**Dataset extract**:
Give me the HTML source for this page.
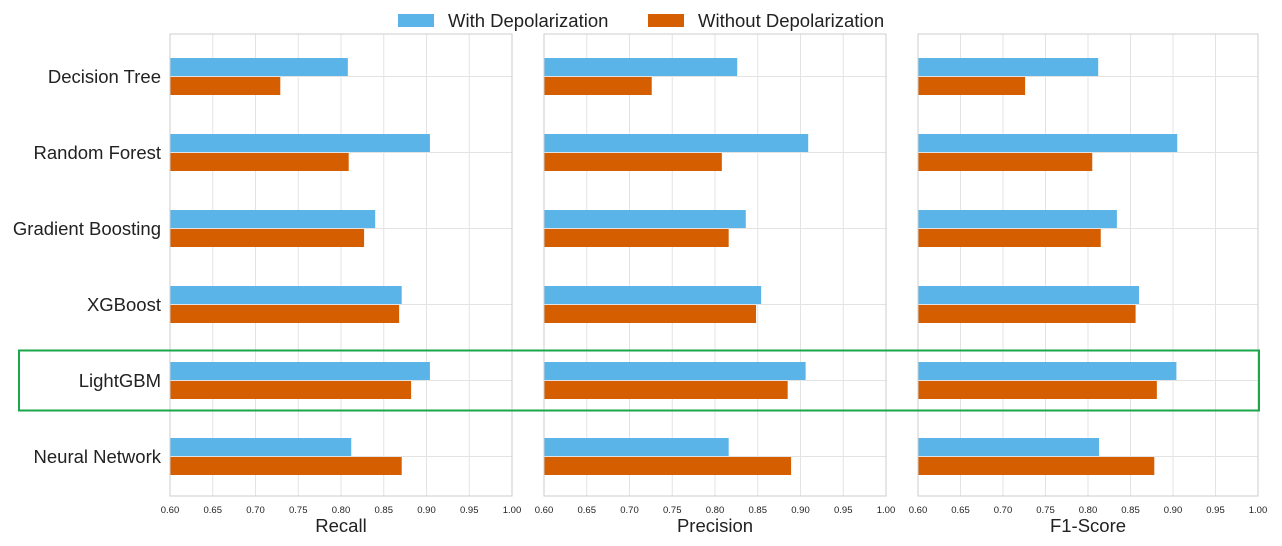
<!DOCTYPE html>
<html><head><meta charset="utf-8">
<style>
html,body{margin:0;padding:0;background:#fff;}
svg{display:block;font-family:"Liberation Sans",Arial,sans-serif;}
</style></head>
<body>
<svg id="chart" width="1282" height="546" viewBox="0 0 1282 546"></svg>
<script>
const categories = ["Decision Tree","Random Forest","Gradient Boosting","XGBoost","LightGBM","Neural Network"];
const metrics = ["Recall","Precision","F1-Score"];
const recallWith = [0.808,0.904,0.840,0.871,0.904,0.812];
const recallWithout = [0.729,0.809,0.827,0.868,0.882,0.871];
const precisionWith = [0.826,0.909,0.836,0.854,0.906,0.816];
const precisionWithout = [0.726,0.808,0.816,0.848,0.885,0.889];
const f1With = [0.812,0.905,0.834,0.860,0.904,0.813];
const f1Without = [0.726,0.805,0.815,0.856,0.881,0.878];
const xTicks = [0.60,0.65,0.70,0.75,0.80,0.85,0.90,0.95,1.00];
const seriesNames = ["With Depolarization","Without Depolarization"];

const NS="http://www.w3.org/2000/svg";
const svg=document.getElementById('chart');
function mk(tag,attrs,parent){const e=document.createElementNS(NS,tag);for(const k in attrs)e.setAttribute(k,attrs[k]);(parent||svg).appendChild(e);return e;}
const BLUE="#5ab4e8", ORANGE="#d55e00";
const panels=[{x0:170,x1:512},{x0:544,x1:886},{x0:918,x1:1258}];
const plotTop=34,plotBottom=496,xmin=0.6,xmax=1.0;
const data=[[recallWith,recallWithout],[precisionWith,precisionWithout],[f1With,f1Without]];
const rowH=76;
function yC(i){return 76.5+rowH*i;}

panels.forEach((p,pi)=>{
  const sx=v=>p.x0+(v-xmin)/(xmax-xmin)*(p.x1-p.x0);
  const g=mk('g',{});
  
  
  xTicks.forEach(t=>{
    const l=mk('line',{x1:sx(t),x2:sx(t),y1:plotTop,y2:plotBottom,stroke:'#e3e3e3','stroke-width':1},g);
    
    
    const tx=mk('text',{x:sx(t),y:513,'font-size':9.5,'text-anchor':'middle',fill:'#222'},g);
    tx.textContent=t.toFixed(2);
    
    
  });
  categories.forEach((c,i)=>{
    const l=mk('line',{x1:p.x0,x2:p.x1,y1:yC(i),y2:yC(i),stroke:'#e3e3e3','stroke-width':1},g);
    
    
  });
  categories.forEach((c,i)=>{
    const yc=yC(i);
    const b1=mk('rect',{x:p.x0,y:yc-18.5,width:sx(data[pi][0][i])-p.x0,height:18,fill:BLUE},g);
    
    
    const b2=mk('rect',{x:p.x0,y:yc+0.5,width:sx(data[pi][1][i])-p.x0,height:18,fill:ORANGE},g);
    
    
  });
  const fr=mk('rect',{x:p.x0,y:plotTop,width:p.x1-p.x0,height:plotBottom-plotTop,fill:'none',stroke:'#cccccc','stroke-width':1},g);
  
  
  const at=mk('text',{x:(p.x0+p.x1)/2,y:532,'font-size':18.5,'text-anchor':'middle',fill:'#222'},g);
  at.textContent=metrics[pi];
  
  
});
categories.forEach((c,i)=>{
  const t=mk('text',{x:161,y:yC(i)+6.5,'font-size':18.5,'text-anchor':'end',fill:'#222'});
  t.textContent=c;
  
  
});
const lg=mk('g',{});


[[398,448,BLUE],[648,698,ORANGE]].forEach((d,k)=>{
  const r=mk('rect',{x:d[0],y:14,width:36,height:13,fill:d[2]},lg);
  
  
  const t=mk('text',{x:d[1],y:27,'font-size':18.5,fill:'#222'},lg);
  t.textContent=seriesNames[k];
  
  
});
const hb=mk('rect',{x:19,y:350.5,width:1240,height:60,fill:'none',stroke:'#1aa64a','stroke-width':2});


</script>
</body></html>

**Short exercise**:
Omit the pictures and output all of the other material exactly.

**Exercise solution**:
Give me the HTML source for this page.
<!DOCTYPE html>
<html><head><meta charset="utf-8">
<style>
html,body{margin:0;padding:0;background:#fff;}
svg{display:block;font-family:"Liberation Sans",Arial,sans-serif;}
</style></head>
<body>
<svg id="chart" width="1282" height="546" viewBox="0 0 1282 546"></svg>
<script>
const categories = ["Decision Tree","Random Forest","Gradient Boosting","XGBoost","LightGBM","Neural Network"];
const metrics = ["Recall","Precision","F1-Score"];
const recallWith = [0.808,0.904,0.840,0.871,0.904,0.812];
const recallWithout = [0.729,0.809,0.827,0.868,0.882,0.871];
const precisionWith = [0.826,0.909,0.836,0.854,0.906,0.816];
const precisionWithout = [0.726,0.808,0.816,0.848,0.885,0.889];
const f1With = [0.812,0.905,0.834,0.860,0.904,0.813];
const f1Without = [0.726,0.805,0.815,0.856,0.881,0.878];
const xTicks = [0.60,0.65,0.70,0.75,0.80,0.85,0.90,0.95,1.00];
const seriesNames = ["With Depolarization","Without Depolarization"];

const NS="http://www.w3.org/2000/svg";
const svg=document.getElementById('chart');
function mk(tag,attrs,parent){const e=document.createElementNS(NS,tag);for(const k in attrs)e.setAttribute(k,attrs[k]);(parent||svg).appendChild(e);return e;}
const BLUE="#5ab4e8", ORANGE="#d55e00";
const panels=[{x0:170,x1:512},{x0:544,x1:886},{x0:918,x1:1258}];
const plotTop=34,plotBottom=496,xmin=0.6,xmax=1.0;
const data=[[recallWith,recallWithout],[precisionWith,precisionWithout],[f1With,f1Without]];
const rowH=76;
function yC(i){return 76.5+rowH*i;}

panels.forEach((p,pi)=>{
  const sx=v=>p.x0+(v-xmin)/(xmax-xmin)*(p.x1-p.x0);
  const g=mk('g',{});
  
  
  xTicks.forEach(t=>{
    const l=mk('line',{x1:sx(t),x2:sx(t),y1:plotTop,y2:plotBottom,stroke:'#e3e3e3','stroke-width':1},g);
    
    
    const tx=mk('text',{x:sx(t),y:513,'font-size':9.5,'text-anchor':'middle',fill:'#222'},g);
    tx.textContent=t.toFixed(2);
    
    
  });
  categories.forEach((c,i)=>{
    const l=mk('line',{x1:p.x0,x2:p.x1,y1:yC(i),y2:yC(i),stroke:'#e3e3e3','stroke-width':1},g);
    
    
  });
  categories.forEach((c,i)=>{
    const yc=yC(i);
    const b1=mk('rect',{x:p.x0,y:yc-18.5,width:sx(data[pi][0][i])-p.x0,height:18,fill:BLUE},g);
    
    
    const b2=mk('rect',{x:p.x0,y:yc+0.5,width:sx(data[pi][1][i])-p.x0,height:18,fill:ORANGE},g);
    
    
  });
  const fr=mk('rect',{x:p.x0,y:plotTop,width:p.x1-p.x0,height:plotBottom-plotTop,fill:'none',stroke:'#cccccc','stroke-width':1},g);
  
  
  const at=mk('text',{x:(p.x0+p.x1)/2,y:532,'font-size':18.5,'text-anchor':'middle',fill:'#222'},g);
  at.textContent=metrics[pi];
  
  
});
categories.forEach((c,i)=>{
  const t=mk('text',{x:161,y:yC(i)+6.5,'font-size':18.5,'text-anchor':'end',fill:'#222'});
  t.textContent=c;
  
  
});
const lg=mk('g',{});


[[398,448,BLUE],[648,698,ORANGE]].forEach((d,k)=>{
  const r=mk('rect',{x:d[0],y:14,width:36,height:13,fill:d[2]},lg);
  
  
  const t=mk('text',{x:d[1],y:27,'font-size':18.5,fill:'#222'},lg);
  t.textContent=seriesNames[k];
  
  
});
const hb=mk('rect',{x:19,y:350.5,width:1240,height:60,fill:'none',stroke:'#1aa64a','stroke-width':2});


</script>
</body></html>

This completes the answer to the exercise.